Maybe timings were right before in CE mode by luck when data caching was not enabled, and now that it's enabled they're not good anymore ?
If you compile your own Hatari, could you try to force a "return false" in function cancache030() around line 7607 cpu/newcpu.c . Do you get better values then wrt DSP speed ?
Ok I can give it a try. I was only able to build SDL1 versions in the past under Cygwin so hopefully that is still possible?
However I suspect d-cache changes will have no meaningful impact, based on what I can see so far.
- the code which waits on DSP in the first test case (the game) is a host-port status spinloop. The cost for these spin instructions was never accurate vs real HW, and the new timing hasn't changed much from what I can see. Not by 70% for sure.. It's within 10% of previous versions.
- The code which waits on the DSP in the second test case (DSPBENCH) is based on MFP events. i.e. the waiting time is dictated by something other than the CPU. If the CPU cycles costs have increased, it will just execute fewer CPU cycles during the test.

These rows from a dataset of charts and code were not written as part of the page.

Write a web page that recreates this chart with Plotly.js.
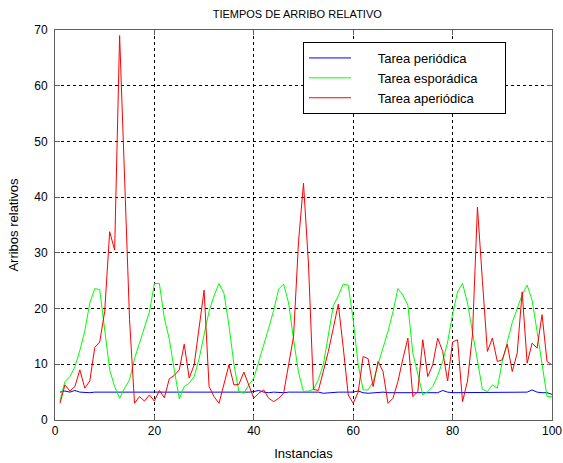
<!DOCTYPE html>
<html>
<head>
<meta charset="utf-8">
<script src="https://cdn.plot.ly/plotly-3.0.1.min.js"></script>
<style>html,body{margin:0;padding:0;background:#fff;}#chart{width:563px;height:463px;}</style>
</head>
<body>
<div id="chart"></div>
<script>
var instancias = [];
for (var i = 1; i <= 100; i++) instancias.push(i);

var periodica = [5.0,5.2,5.0,5.3,5.0,4.9,4.9,5.0,5.0,5.0,
                 5.0,4.9,5.0,5.0,4.9,4.9,4.9,5.0,4.9,5.0,
                 5.0,5.0,5.0,5.0,4.9,4.9,4.9,5.0,5.0,5.0,
                 5.0,4.9,5.0,5.0,4.9,5.0,5.0,4.9,5.0,5.1,
                 5.3,5.0,4.9,5.0,4.9,4.9,5.0,5.0,5.0,4.9,
                 4.9,4.9,5.0,4.8,4.9,5.0,5.0,5.0,5.0,5.0,
                 5.2,4.9,4.8,4.9,5.0,5.0,4.9,4.9,5.0,5.0,
                 5.0,5.0,4.9,4.9,5.0,5.0,4.9,5.3,5.0,4.9,
                 4.9,5.0,5.0,4.9,5.0,5.0,5.0,4.9,5.0,5.0,
                 5.0,5.0,5.0,4.9,5.0,5.4,5.0,4.9,4.9,4.6];

var esporadica = [3.5,6.9,7.8,9.5,12.5,16.0,21.0,23.6,23.4,16.5,
                  9.0,6.0,3.9,5.7,7.2,11.0,13.8,17.0,19.4,24.5,
                  24.5,18.3,14.5,9.0,3.8,6.0,6.6,7.8,11.0,15.3,
                  19.5,22.3,24.5,22.7,17.0,10.0,5.1,4.8,6.3,7.5,
                  10.5,13.2,16.5,19.7,23.5,24.4,21.0,14.5,8.5,5.1,
                  5.2,5.5,7.3,10.0,15.0,20.5,22.3,24.4,24.2,18.0,
                  9.9,5.4,5.4,6.8,10.0,12.9,15.9,19.4,23.6,22.4,
                  20.6,12.0,8.4,4.5,5.1,6.0,8.0,10.5,14.0,19.0,
                  23.0,24.5,21.0,16.0,10.5,5.5,5.1,6.3,5.7,10.5,
                  14.0,17.5,20.0,22.5,24.2,21.5,15.9,9.9,4.2,4.2];

var aperiodica = [3.0,6.3,5.2,6.0,9.0,5.7,7.0,13.0,14.0,19.5,
                  33.8,30.5,69.0,45.0,18.0,3.0,4.2,3.4,4.5,3.4,
                  5.3,4.0,7.4,8.0,9.0,13.6,7.5,9.9,17.0,23.3,
                  6.0,4.2,3.0,6.3,9.9,6.3,6.4,8.6,6.4,3.9,
                  4.8,5.4,3.9,3.3,3.9,4.8,9.9,15.0,32.0,42.5,
                  28.0,5.5,5.3,8.7,12.3,16.5,20.8,13.0,4.5,3.0,
                  5.0,11.4,11.0,6.0,10.5,8.7,3.0,3.9,6.9,11.0,
                  14.7,4.2,5.1,14.4,7.8,9.9,14.7,12.3,7.0,14.0,
                  14.4,3.3,7.0,15.3,38.2,25.0,12.3,14.7,10.5,10.8,
                  13.6,8.7,12.0,23.0,10.2,13.8,12.9,18.9,10.5,9.9];

var nombres = ['Tarea periódica', 'Tarea esporádica', 'Tarea aperiódica'];
var colores = ['#0000ff', '#00ff00', '#ff0000'];
var series = [periodica, esporadica, aperiodica];

var lead = '\u00a0\u00a0\u00a0\u00a0\u00a0\u00a0';
var trail = '\u00a0\u00a0\u00a0\u00a0\u00a0\u00a0';
var traces = series.map(function (s, k) {
  return {
    x: instancias, y: s, type: 'scatter', mode: 'lines',
    name: lead + nombres[k] + trail,
    line: {color: colores[k], width: 1}
  };
});

var fam = 'Arial, "Liberation Sans", sans-serif';
var fuente = {family: fam, size: 12, color: '#000'};
var fuenteTit = {family: fam, size: 13, color: '#000'};

var layout = {
  width: 563, height: 463,
  margin: {l: 55, r: 11, t: 30, b: 43, pad: 0},
  paper_bgcolor: '#fff', plot_bgcolor: '#fff',
  font: fuente,
  showlegend: true,
  title: {text: 'TIEMPOS DE ARRIBO RELATIVO', font: {family: fam, size: 11, color: '#000'},
          xref: 'container', x: 0.528, xanchor: 'center', yref: 'container', y: 0.97, yanchor: 'middle'},
  xaxis: {
    range: [0, 100], tickvals: [0, 20, 40, 60, 80, 100], ticktext: ['0','20','40','60','80','100'],
    showgrid: true, gridcolor: '#000', gridwidth: 1, griddash: 'dot',
    zeroline: false, showline: true, linecolor: '#606060', linewidth: 1, mirror: 'ticks',
    ticks: 'inside', ticklen: 5, tickcolor: '#606060',
    tickfont: fuente, automargin: false,
    title: {text: 'Instancias', font: fuenteTit, standoff: 11}
  },
  yaxis: {
    range: [0, 70], tickvals: [0,10,20,30,40,50,60,70], ticktext: ['0','10','20','30','40','50','60','70'],
    showgrid: true, gridcolor: '#000', gridwidth: 1, griddash: 'dot',
    zeroline: false, showline: true, linecolor: '#606060', linewidth: 1, mirror: 'ticks',
    ticks: 'inside', ticklen: 5, tickcolor: '#606060',
    tickfont: fuente, automargin: false, ticklabelstandoff: 4,
    title: {text: 'Arribos relativos', font: fuenteTit, standoff: 12}
  },
  legend: {
    x: (303 - 55) / 497, y: (420 - 42) / 390, xanchor: 'left', yanchor: 'top',
    xref: 'paper', yref: 'paper',
    bgcolor: '#fff', bordercolor: '#000', borderwidth: 1,
    font: {family: fam, size: 13, color: '#000'},
    tracegroupgap: 0, itemwidth: 42
  }
};

Plotly.newPlot('chart', traces, layout, {displayModeBar: false, staticPlot: true});
</script>
</body>
</html>
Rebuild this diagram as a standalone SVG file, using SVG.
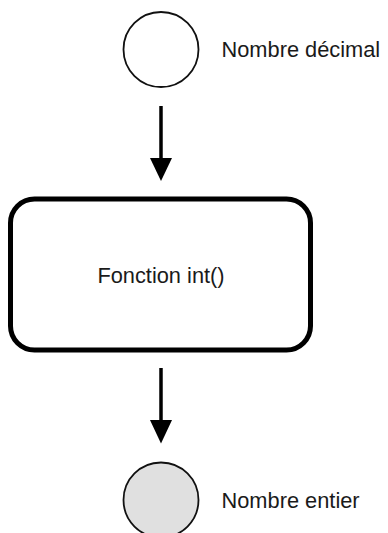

I *think* this is why DSPBENCH reported correct results previously (IIRC to within a decimal point) even if the CPU timings were never perfect.
- The performance gain measured on the DSP side should vary a lot depending on the CPU side instructions which are running concurrently. I don't see that happening - it's pretty much fixed (maybe some variation, I'm not sure - but it seems to remain close to 70% when calculating back).
- The host port status/data registers (which execute in the spinloop, while timing the DSP) are not data-cacheable. They are volatile-mapped HW memory. If it was cacheable, the software would lose coherency with HW and quickly crash. I can't be sure that introducing the d-cache support is unrelated, but in real terms disabling the cache should have no effect on that test.
So taking these into account, I believe the change has something to do with DSP clocks relative to the MFP or the master timer - and not in relation to the CPU at all. There are too many clues beginning to point there I think. The MFP-based timing seems the most concrete of those.
D